Peruvian Quechua writer (born 1962)

Odi Gonzales (born 1962) is a Peruvian writer, translator and university professor. His literary works are written in Quechua and Spanish.

== Life and career==
Odi Gonzales was born in Calca, Peru (Cusco region). He studied literature in Peru and then obtained a master's degree at the University of Maryland, College Park. He currently teaches Quechua and Spanish at New York University.

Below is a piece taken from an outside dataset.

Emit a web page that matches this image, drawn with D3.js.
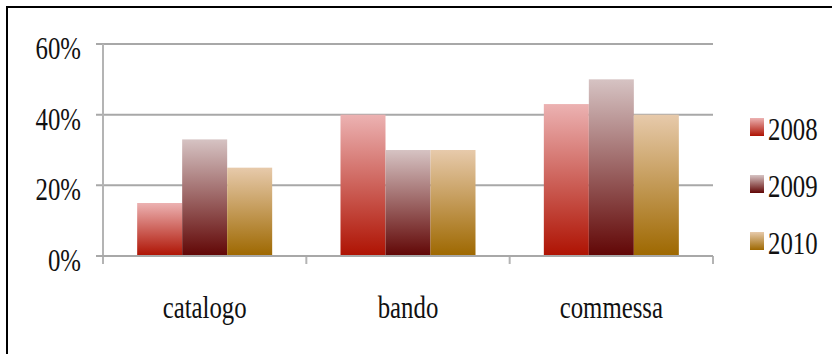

He published in Spanish the poetry books Juego de niños (1988), Valle sagrado (1993), Almas en pena (1998) and La escuela de Cusco (2005). In 1992 Gonzales obtained the César Vallejo National Poetry Prize and the Poetry Prize by National University of San Marcos in Lima. In 2002, he published Tunupa. El libro de las sirenas, a book with poems in Quechua. In 2000 Gonzales published a Spanish translation of the Quechua poetry book Taki parwa by Andrés Alencastre Gutiérrez. In 2019 he was an invited speaker at the literary Hay Festival in Arequipa. In 2014 some of his poems were translated into English by Lynn Levin, writer and instructor at the University of Pennsylvania.

== Works ==
=== Poetry ===
- La Escuela de Cusco (2005)
- Almas en Pena (1998)
- Valle Sagrado (1993)
- Juego de Ninos (1988)
- Tunupa: El Libro de las Sirenas (2002)
- Birds on the kiswar tree: poems (2014)

=== Translations ===
- Kilku Warak'a (Andrés Alencastre Gutiérrez): Taki parwa. Biblioteca Municipal del Cusco, 2008.